PROBLEM STATEMENT:
Every line in the data below from the one containing "Write a LaTeX" down to the one containing "minimum width=236pt, minimum", both included, must be retyped exactly; no other line is to appear.

=== RECORDED DATA ===

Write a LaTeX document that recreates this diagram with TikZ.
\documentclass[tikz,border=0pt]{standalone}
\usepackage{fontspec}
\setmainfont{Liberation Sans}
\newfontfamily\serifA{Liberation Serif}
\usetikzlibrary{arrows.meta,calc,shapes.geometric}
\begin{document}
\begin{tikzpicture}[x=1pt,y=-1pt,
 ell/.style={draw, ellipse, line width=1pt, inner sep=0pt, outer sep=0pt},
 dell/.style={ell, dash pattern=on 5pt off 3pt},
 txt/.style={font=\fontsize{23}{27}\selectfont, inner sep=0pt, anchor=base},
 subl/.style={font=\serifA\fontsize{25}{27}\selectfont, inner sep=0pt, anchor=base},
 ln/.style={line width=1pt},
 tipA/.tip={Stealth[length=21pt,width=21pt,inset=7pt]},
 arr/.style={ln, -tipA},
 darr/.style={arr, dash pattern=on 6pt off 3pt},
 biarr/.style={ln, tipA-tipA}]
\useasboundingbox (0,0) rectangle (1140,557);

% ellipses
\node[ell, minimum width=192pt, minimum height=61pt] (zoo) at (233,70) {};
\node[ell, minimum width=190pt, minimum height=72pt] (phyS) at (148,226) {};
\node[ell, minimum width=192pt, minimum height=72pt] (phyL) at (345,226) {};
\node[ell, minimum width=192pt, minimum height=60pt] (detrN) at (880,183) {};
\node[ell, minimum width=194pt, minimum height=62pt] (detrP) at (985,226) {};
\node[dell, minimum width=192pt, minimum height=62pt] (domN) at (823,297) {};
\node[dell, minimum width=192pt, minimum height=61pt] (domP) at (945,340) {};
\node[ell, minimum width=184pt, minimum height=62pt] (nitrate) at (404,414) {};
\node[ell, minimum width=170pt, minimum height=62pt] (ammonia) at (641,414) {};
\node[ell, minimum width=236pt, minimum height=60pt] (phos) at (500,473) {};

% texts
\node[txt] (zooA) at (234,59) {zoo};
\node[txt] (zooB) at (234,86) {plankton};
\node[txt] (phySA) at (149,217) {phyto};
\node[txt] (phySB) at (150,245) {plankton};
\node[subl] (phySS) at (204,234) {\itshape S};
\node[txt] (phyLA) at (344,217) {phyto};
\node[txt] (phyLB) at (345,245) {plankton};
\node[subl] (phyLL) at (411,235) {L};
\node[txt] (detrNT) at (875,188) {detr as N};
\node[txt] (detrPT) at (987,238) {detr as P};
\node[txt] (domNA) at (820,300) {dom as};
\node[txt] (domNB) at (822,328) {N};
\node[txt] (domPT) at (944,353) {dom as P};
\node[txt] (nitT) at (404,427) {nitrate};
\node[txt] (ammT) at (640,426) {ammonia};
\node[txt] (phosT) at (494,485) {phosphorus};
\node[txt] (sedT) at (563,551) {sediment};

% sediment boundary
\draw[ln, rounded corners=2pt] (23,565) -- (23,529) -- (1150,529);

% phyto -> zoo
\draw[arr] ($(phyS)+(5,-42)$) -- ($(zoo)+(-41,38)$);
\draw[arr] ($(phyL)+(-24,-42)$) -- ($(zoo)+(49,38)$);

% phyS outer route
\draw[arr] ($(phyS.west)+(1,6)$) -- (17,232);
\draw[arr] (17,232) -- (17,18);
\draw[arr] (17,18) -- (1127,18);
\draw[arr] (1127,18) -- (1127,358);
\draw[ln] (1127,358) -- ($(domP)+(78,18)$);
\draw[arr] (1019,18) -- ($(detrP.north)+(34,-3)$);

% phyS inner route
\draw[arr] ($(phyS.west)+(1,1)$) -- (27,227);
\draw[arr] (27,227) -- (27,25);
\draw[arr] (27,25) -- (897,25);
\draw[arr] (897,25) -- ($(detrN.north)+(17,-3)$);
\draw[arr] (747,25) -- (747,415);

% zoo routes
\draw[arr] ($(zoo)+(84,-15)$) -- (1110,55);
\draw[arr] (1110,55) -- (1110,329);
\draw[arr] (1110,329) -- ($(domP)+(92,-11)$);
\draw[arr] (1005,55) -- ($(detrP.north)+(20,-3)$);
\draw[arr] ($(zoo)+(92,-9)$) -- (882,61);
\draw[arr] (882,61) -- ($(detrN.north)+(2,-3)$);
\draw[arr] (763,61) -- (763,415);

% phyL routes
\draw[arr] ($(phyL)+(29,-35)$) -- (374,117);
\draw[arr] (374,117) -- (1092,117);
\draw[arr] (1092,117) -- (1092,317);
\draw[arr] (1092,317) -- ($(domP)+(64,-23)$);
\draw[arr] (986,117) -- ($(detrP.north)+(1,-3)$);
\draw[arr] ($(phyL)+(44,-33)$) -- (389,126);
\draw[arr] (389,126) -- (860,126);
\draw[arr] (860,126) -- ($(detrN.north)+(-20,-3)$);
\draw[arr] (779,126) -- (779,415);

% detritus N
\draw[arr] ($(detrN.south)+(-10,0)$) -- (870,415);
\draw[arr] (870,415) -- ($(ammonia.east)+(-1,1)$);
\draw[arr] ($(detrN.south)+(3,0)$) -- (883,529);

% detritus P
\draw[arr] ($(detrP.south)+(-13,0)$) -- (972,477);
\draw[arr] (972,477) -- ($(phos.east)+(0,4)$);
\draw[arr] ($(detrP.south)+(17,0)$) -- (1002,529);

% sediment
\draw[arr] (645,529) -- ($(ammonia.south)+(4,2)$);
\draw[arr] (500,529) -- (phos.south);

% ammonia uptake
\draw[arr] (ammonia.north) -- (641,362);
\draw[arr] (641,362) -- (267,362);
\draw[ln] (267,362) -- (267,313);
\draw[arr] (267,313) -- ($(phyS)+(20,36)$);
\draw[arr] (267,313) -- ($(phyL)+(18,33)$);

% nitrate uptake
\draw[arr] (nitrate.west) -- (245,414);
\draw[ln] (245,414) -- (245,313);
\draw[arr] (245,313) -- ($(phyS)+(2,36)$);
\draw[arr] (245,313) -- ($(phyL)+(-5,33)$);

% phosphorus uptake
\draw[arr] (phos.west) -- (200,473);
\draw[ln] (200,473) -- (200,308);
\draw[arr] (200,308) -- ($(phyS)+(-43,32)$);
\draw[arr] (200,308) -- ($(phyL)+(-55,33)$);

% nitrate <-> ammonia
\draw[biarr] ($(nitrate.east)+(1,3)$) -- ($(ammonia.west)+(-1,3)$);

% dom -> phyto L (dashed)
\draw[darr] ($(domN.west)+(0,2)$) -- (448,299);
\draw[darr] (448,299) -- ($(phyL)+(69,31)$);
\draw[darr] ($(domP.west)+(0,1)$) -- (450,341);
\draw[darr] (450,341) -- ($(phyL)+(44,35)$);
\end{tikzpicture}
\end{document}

===
=== RECORDED DATA ===

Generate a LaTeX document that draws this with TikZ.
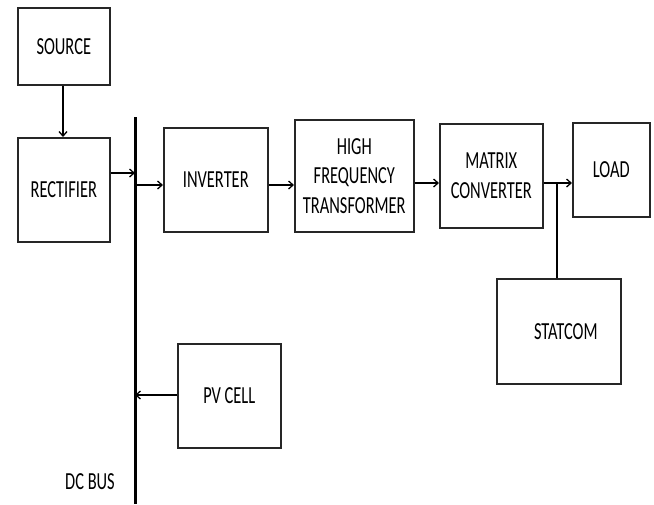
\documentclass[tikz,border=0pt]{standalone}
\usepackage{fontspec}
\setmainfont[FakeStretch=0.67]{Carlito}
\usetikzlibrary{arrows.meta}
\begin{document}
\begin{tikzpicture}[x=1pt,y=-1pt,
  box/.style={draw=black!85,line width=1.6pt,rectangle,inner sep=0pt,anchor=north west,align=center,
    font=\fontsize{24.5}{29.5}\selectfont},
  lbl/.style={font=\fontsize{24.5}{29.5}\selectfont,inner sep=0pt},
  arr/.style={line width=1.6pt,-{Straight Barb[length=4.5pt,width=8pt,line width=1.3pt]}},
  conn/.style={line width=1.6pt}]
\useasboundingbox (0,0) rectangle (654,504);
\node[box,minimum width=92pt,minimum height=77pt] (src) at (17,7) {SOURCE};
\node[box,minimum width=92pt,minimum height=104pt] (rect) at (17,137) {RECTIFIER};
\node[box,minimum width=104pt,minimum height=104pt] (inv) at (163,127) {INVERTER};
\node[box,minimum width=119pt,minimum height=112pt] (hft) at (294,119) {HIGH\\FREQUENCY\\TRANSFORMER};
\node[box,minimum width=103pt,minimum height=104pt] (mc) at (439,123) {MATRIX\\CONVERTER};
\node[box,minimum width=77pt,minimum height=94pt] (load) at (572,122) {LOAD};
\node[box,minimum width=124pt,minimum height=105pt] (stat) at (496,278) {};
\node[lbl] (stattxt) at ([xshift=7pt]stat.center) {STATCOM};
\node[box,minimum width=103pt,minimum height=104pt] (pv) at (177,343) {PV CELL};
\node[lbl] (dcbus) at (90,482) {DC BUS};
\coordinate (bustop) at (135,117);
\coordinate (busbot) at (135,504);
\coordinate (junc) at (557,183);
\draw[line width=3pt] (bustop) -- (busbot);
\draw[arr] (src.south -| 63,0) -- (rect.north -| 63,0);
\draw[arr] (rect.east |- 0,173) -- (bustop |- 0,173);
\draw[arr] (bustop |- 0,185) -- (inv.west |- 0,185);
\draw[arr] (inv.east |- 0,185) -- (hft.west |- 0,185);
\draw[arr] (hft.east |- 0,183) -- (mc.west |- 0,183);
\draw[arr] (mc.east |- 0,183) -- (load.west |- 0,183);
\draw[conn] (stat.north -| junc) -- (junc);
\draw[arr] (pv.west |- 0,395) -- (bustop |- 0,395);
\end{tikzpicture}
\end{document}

===

COMPLETE RESPONSE:
Write a LaTeX document that recreates this diagram with TikZ.
\documentclass[tikz,border=0pt]{standalone}
\usepackage{fontspec}
\setmainfont{Liberation Sans}
\newfontfamily\serifA{Liberation Serif}
\usetikzlibrary{arrows.meta,calc,shapes.geometric}
\begin{document}
\begin{tikzpicture}[x=1pt,y=-1pt,
 ell/.style={draw, ellipse, line width=1pt, inner sep=0pt, outer sep=0pt},
 dell/.style={ell, dash pattern=on 5pt off 3pt},
 txt/.style={font=\fontsize{23}{27}\selectfont, inner sep=0pt, anchor=base},
 subl/.style={font=\serifA\fontsize{25}{27}\selectfont, inner sep=0pt, anchor=base},
 ln/.style={line width=1pt},
 tipA/.tip={Stealth[length=21pt,width=21pt,inset=7pt]},
 arr/.style={ln, -tipA},
 darr/.style={arr, dash pattern=on 6pt off 3pt},
 biarr/.style={ln, tipA-tipA}]
\useasboundingbox (0,0) rectangle (1140,557);

% ellipses
\node[ell, minimum width=192pt, minimum height=61pt] (zoo) at (233,70) {};
\node[ell, minimum width=190pt, minimum height=72pt] (phyS) at (148,226) {};
\node[ell, minimum width=192pt, minimum height=72pt] (phyL) at (345,226) {};
\node[ell, minimum width=192pt, minimum height=60pt] (detrN) at (880,183) {};
\node[ell, minimum width=194pt, minimum height=62pt] (detrP) at (985,226) {};
\node[dell, minimum width=192pt, minimum height=62pt] (domN) at (823,297) {};
\node[dell, minimum width=192pt, minimum height=61pt] (domP) at (945,340) {};
\node[ell, minimum width=184pt, minimum height=62pt] (nitrate) at (404,414) {};
\node[ell, minimum width=170pt, minimum height=62pt] (ammonia) at (641,414) {};
\node[ell, minimum width=236pt, minimum height=60pt] (phos) at (500,473) {};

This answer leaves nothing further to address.